2001年以降、「無添加コスメ」という言葉は形骸化したけれど、コスメの歴史における金字塔である。
無関係
きれいになりたいという本音に無関係なのは、大手メーカーや、そことの癒着があるメディアだけではない。
「合成化学物質フリー、すべて有機栽培の原材料を使っています。全成分に表示義務のないキャリーオーバーもありません。動物実験はもちろん反対です…」
無機質にただスペックを繰り返す、「オーガニックコスメ」というラベルを貼っただけのコスメ。それを世に輩出する自称オーガニックコスメメーカーだ。そこにはメーカーとしての有機的な解決、いのちある未来への施策はない。あるのは拝金主義のみ。
オーガニックコスメって高いけれど、きれいになりそう。幸せになりそう。
というイメージを借りている分だけ、性質(たち)が悪い。彼ら彼女らが繰り返し貼り付けるラベルには、むろん既存のコスメメーカーへのアンチテーゼが含まれている。戦後、悲しみと貧しさの瓦礫から立ち上がる女性たちに夢を与え続けた、老舗のコスメメーカーも餌食だ。

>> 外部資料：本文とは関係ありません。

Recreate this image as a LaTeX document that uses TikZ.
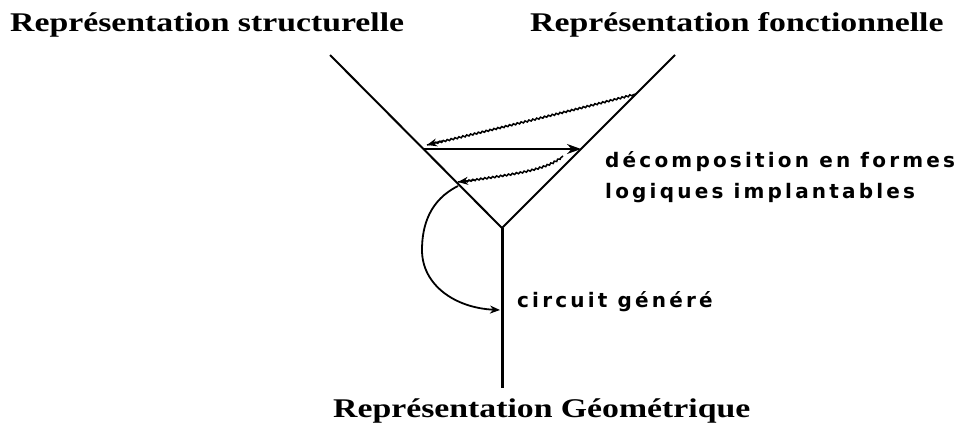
\documentclass[tikz,border=0pt]{standalone}
\usepackage{fontspec}
\usetikzlibrary{arrows.meta,decorations.pathmorphing}
\newfontfamily\titlefont{Liberation Serif Bold}
\newfontfamily\labelfont[LetterSpace=16]{DejaVu Sans Bold}
\newcommand{\ttl}[1]{\scalebox{1.25}[1]{#1}}
\tikzset{
  titlestyle/.style={font=\titlefont\fontsize{27}{30}\selectfont, inner sep=0pt},
  labelstyle/.style={font=\labelfont\fontsize{20}{31}\selectfont, inner sep=0pt, align=left},
  vline/.style={line width=2pt},
  wavy/.style={line width=1.5pt, decorate, decoration={snake, amplitude=0.8pt, segment length=4pt, pre length=3pt, post length=6pt}},
  tip/.style={-{Stealth[length=14pt,width=10pt]}},
  smalltip/.style={-{Stealth[length=10pt,width=8pt]}}
}
\begin{document}
\begin{tikzpicture}[x=1pt,y=-1pt]
\useasboundingbox (0,0) rectangle (973,426);
% the Y
\coordinate (tl) at (330,55);
\coordinate (tr) at (675,55);
\coordinate (j) at (502,228);
\coordinate (b) at (502,388);
\draw[vline] (tl) -- (j) -- (tr);
\draw[line width=3pt] (j) -- (b);
% titles
\node[titlestyle, anchor=west] (ts) at (10,25) {\ttl{Représentation structurelle}};
\node[titlestyle, anchor=west] (tf) at (530,25) {\ttl{Représentation fonctionnelle}};
\node[titlestyle, anchor=west] (tg) at (333,411) {\ttl{Représentation Géométrique}};
% labels
\node[labelstyle, anchor=west] (ld) at (605,177) {décomposition en formes\\logiques implantables};
\node[labelstyle, anchor=west] (lc) at (517,302) {circuit généré};
% connectors
\coordinate (w1s) at (636,94);
\coordinate (w1e) at (427,145);
\coordinate (h1) at (424,149);
\coordinate (h2) at (581,149);
\coordinate (w2s) at (563,156);
\coordinate (w2e) at (458,182);
\coordinate (cs) at (458,186);
\coordinate (ce) at (500,310);
\draw[wavy] (w1s) .. controls (570,111) and (500,128) .. (w1e);
\draw[line width=1.5pt, smalltip] (442,141) -- (w1e);
\draw[line width=1.8pt, tip] (h1) -- (h2);
\draw[wavy] (w2s) .. controls (545,172) and (500,175) .. (w2e);
\draw[line width=1.5pt, smalltip] (475,180) -- (w2e);
\draw[line width=1.8pt, smalltip] (cs) .. controls (430,200) and (422,225) .. (422,250)
  .. controls (422,285) and (455,308) .. (ce);
\end{tikzpicture}
\end{document}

自称オーガニックコスメメーカーは、既存のコスメメーカーの資産も、有機的にいのちをつなごうとするコスメメーカーの希望も、同時にかすめとる。
オーガニックコスメって高いけれど、きれいになりそう。幸せになりそう。
値段が高いのは、大量生産ができないから。化粧品原料メーカーに頼らずに、自分たちで原材料からつくっているから。いのちある植物をいのちあるままに、いのちある女性たちに届けたいから。
そこまでのリスクを背負わずして、「オーガニックコスメ」のラベルを貼っているまがいものは多く、そのリスクを背負っている本物は数えるほど。その少なさに驚く。
「オーガニックコスメって高いけれど、きれいになりそう。幸せになりそう」というイメージだけで踊らずに、しっかり目を見開いてコスメを選んで、使おう。肌が癒されるばかりか、こころもその奥深くも癒されてゆくコスメは確かにある。